D'autres techniques d'origine orientale sont utilisées ici, comme le filigrane pour les bossettes de la plaque en ronde bosse ou encore la granulation : de minuscules grains d'or rehaussent les têtes féminines, les animaux et les rosettes, ou recouvrent complètement la chevelure de la femme nue et son collier détail c. Les archéologues ont d'ailleurs retrouvé à Rhodes des loupes en cristal de roche, indispensables aux orfèvres !
Enfin, la forte proportion d'argent dans l'alliage de ces bijoux résulte d'une volonté délibérée d'obtenir un or pâle, un goût partagé par les habitants de la Grèce de l'Est, de Chypre et de la Phénicie au VIIe siècle av. J.-C.
L'iconographie de ces objets est également influencée par celle du Proche-Orient, surtout de la Syrie : c'est le cas aussi bien de la femme nue debout, inspirée d'Astarté, la déesse de la fécondité, que des animaux et des rosettes. Les têtes féminines, encadrées d'une épaisse chevelure -, rappellent quant à elles la Dame d'Auxerre image 4, une œuvre crétoise contemporaine qui relève aussi d'un style orientalisant.
La production d'un atelier de Camiros
Peu diffusés en dehors de l'île, la plupart des bijoux rhodiens ont été trouvés à Camiros, sur la côte ouest de Rhodes, l'une des trois cités-États qui se partagent le territoire de l'île avant son unification politique en 408 av. J.-C. Celle-ci s'était peut-être spécialisée dans l'orfèvrerie : une inscription verticale, visible sur une plaque aux centaures en argent conservée au musée du Louvre image 2, indique « KAMI », le début du mot Camiros en grec. S'agit-il d'une marque de fabrique, un « made in Camiros » avant l'heure, qui ne pouvait être qu'un gage de qualité ?
Au-delà de leurs différences, les deux bijoux présentent une même conception d'ensemble, des procédés de granulation semblables et les mêmes pendeloques en forme de grenades, car ils ont été réalisés dans le même atelier, peut-être par des orfèvres différents, mais virtuoses. Les pendeloques plus simples étaient en revanche produites en série par des artisans moins qualifiés et utilisées au fil des besoins. Il existait donc une hiérarchie au sein de cet atelier qui produisait, réparait et transformait les bijoux.
Mots-clés
Françoise Besson
Permalien : https://panoramadelart.com/analyse/pendentifs-pendeloques
Publié le 06/07/2018
Ressources
Les dernières études techniques sur la céramique et l’orfèvrerie rhodiennes
http://c2rmf.fr/sites/c2rmf.fr/files/cp_rhodes_12_nov_2014.pdf
Un article sur Auguste Salzmann sur le site de la Bibliothèque nationale de France
Un commentaire sur un bijou rhodien conservé au British Museum
Glossaire
Filigrane : Technique d’orfèvrerie qui consiste à concevoir un décor à partir de fils de métal entrelacés et soudés sur un support.
Granulation : Minuscules sphères en or fixées à chaud à la surface d’un bijou pour dessiner un motif.
Grèce de l'Est : Nom donné dans l'antiquité à la côte de la Turquie actuelle bordée par la mer Egée et aux îles qui lui font face.
Ronde-bosse : Sculpture en trois dimensions, travaillée sur toutes ses faces.
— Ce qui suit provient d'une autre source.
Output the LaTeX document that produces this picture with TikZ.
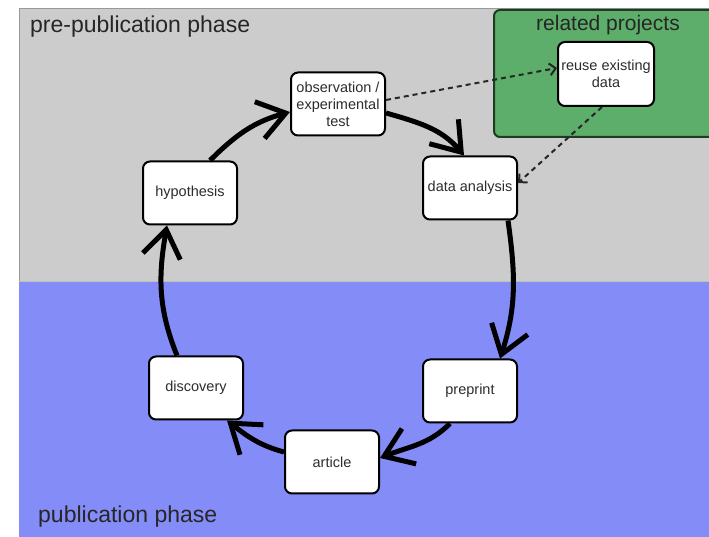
\documentclass[tikz,border=0pt]{standalone}
\usepackage{fontspec}
\setmainfont{Liberation Sans}
\usetikzlibrary{arrows.meta}
\definecolor{bggray}{RGB}{204,204,204}
\definecolor{bgblue}{RGB}{132,140,247}
\definecolor{bggreen}{RGB}{93,174,106}
\definecolor{txt}{RGB}{45,45,45}
\definecolor{greenedge}{RGB}{30,60,35}
\tikzset{
  stagebox/.style={draw=black, line width=2pt, fill=white, rounded corners=7pt,
    minimum width=94pt, minimum height=63pt, inner sep=0pt, align=center,
    text=txt, font=\fontsize{14.5}{17}\selectfont},
  cyc/.style={line width=5pt, -{Straight Barb[length=27pt,width=38pt]}},
  dotted link/.style={line width=2pt, color=black!85, dash pattern=on 5pt off 4pt,
    -{Straight Barb[length=6pt,width=12pt]}},
  phase/.style={text=black!85, font=\fontsize{23}{27}\selectfont, inner sep=0pt, anchor=west}
}
\begin{document}
\begin{tikzpicture}[x=1pt,y=1pt]
\useasboundingbox (0,0) rectangle (709,537);
\clip (0,0) rectangle (709,537);
% backgrounds
\fill[white] (0,0) rectangle (709,537);
\fill[bggray] (19,256) rectangle (712,528);
\draw[black!40, line width=1pt] (19,256) -- (19,528) -- (712,528);
\fill[bgblue] (19,0) rectangle (712,256);
\draw[black!25, line width=0.8pt] (19,256) -- (712,256);
\draw[greenedge, line width=2pt, fill=bggreen, rounded corners=6pt] (494,400) rectangle (725,527);
% titles
\node[phase] (pretitle) at (30,510) {pre-publication phase};
\node[phase] (pubtitle) at (38,20) {publication phase};
\node[text=black!85, font=\fontsize{21}{25}\selectfont, inner sep=0pt] (reltitle) at (608,512) {related projects};
% nodes
\node[stagebox] (obs) at (338,433) {observation /\\experimental\\test};
\node[stagebox] (da) at (470,349) {data analysis};
\node[stagebox] (hyp) at (190,344) {hypothesis};
\node[stagebox] (disc) at (196,149) {discovery};
\node[stagebox] (pre) at (470,146) {preprint};
\node[stagebox] (art) at (332,75) {article};
\node[stagebox, minimum width=96pt, minimum height=64pt] (reuse) at (606,463) {reuse existing\\data};
% cycle arrows
\draw[cyc] ([xshift=20pt]hyp.north) to[out=45,in=195] ([yshift=-8pt]obs.west);
\draw[cyc] ([yshift=-9pt]obs.east) to[out=-16,in=130] ([xshift=-6pt]da.north);
\draw[cyc] ([xshift=38pt]da.south) to[out=-82,in=72] ([xshift=30pt]pre.north);
\draw[cyc] ([xshift=-20pt]pre.south) to[out=-135,in=22] ([yshift=4pt]art.east);
\draw[cyc] ([yshift=10pt]art.west) to[out=165,in=-38] ([xshift=31pt]disc.south);
\draw[cyc] ([xshift=-19pt]disc.north) to[out=112,in=-100] ([xshift=-23pt]hyp.south);
% dashed links
\draw[dotted link] ([yshift=4pt]obs.east) -- ([yshift=6pt]reuse.west);
\draw[dotted link] ([xshift=-4pt]reuse.south) -- ([yshift=5pt]da.east);
\end{tikzpicture}
\end{document}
Toute statue est une ronde-bosse.
Estampage : Façonnage, par déformation plastique, d’un morceau de métal (lopin) à l’aide d’outillage (matrice) permettant de lui donner une forme et des dimensions très proches de celles de la pièce finie. Tout procédé qui consiste à imprimer en creux ou en relief des lettres, des ornements, des figures sur un corps résistant, ou à découper certains objets, à percer des trous dans les métaux.
Iconographie : Ensemble des images correspondant à un même sujet. On parle de programme iconographique lorsqu’un décor en plusieurs parties regroupe de manière cohérente différents sujets autour d’un même thème.
Orfèvrerie : Art de travailler les métaux précieux.
Poinçon : Outil pointu servant à travailler la pierre ou le métal. Le mot désigne aussi la marque, faite au poinçon, qui renseigne sur le degré de pureté d’un métal ou identifie un orfèvre.